===== RECORDS FOR THE TASK
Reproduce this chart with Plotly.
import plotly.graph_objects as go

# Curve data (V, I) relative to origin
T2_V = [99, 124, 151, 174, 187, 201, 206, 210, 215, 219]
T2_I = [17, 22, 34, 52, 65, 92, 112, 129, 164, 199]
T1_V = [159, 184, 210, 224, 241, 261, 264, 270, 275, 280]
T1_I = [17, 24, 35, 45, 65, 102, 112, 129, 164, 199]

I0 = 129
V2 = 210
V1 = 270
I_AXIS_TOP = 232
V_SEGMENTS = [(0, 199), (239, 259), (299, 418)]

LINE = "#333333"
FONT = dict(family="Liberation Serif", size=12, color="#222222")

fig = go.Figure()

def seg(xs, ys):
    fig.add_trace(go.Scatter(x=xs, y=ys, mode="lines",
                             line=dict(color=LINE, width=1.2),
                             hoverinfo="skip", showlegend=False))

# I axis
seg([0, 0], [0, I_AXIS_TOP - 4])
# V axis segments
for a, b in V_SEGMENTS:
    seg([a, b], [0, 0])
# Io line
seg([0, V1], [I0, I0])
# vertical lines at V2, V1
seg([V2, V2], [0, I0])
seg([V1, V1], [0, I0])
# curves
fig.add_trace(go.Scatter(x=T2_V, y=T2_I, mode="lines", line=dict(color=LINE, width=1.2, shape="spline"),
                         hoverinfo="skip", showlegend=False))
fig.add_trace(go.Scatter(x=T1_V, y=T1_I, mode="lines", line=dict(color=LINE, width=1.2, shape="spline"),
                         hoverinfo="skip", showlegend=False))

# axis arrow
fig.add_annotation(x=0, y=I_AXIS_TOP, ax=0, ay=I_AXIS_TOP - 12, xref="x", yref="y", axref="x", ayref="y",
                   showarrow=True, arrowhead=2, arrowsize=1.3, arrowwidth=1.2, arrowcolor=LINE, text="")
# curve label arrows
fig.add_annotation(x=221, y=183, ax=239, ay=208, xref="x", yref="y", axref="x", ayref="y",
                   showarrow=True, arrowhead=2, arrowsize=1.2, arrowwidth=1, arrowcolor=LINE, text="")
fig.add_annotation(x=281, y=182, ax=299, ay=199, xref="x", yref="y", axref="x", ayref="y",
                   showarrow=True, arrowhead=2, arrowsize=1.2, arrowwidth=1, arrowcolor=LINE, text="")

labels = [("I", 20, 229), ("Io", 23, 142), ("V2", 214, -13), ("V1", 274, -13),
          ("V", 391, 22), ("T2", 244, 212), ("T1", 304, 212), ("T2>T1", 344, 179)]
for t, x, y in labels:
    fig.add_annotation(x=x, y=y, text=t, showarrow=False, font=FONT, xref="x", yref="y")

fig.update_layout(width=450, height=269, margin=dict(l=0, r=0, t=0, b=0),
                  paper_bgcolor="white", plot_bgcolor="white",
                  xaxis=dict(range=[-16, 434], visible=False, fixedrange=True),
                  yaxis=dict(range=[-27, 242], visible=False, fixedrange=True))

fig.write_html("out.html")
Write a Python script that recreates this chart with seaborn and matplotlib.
==========
» **TO BE DONE**
Report how many lines of the listing above include the word "with". Say nothing but the number.

» **EXERCISE ANSWER**
2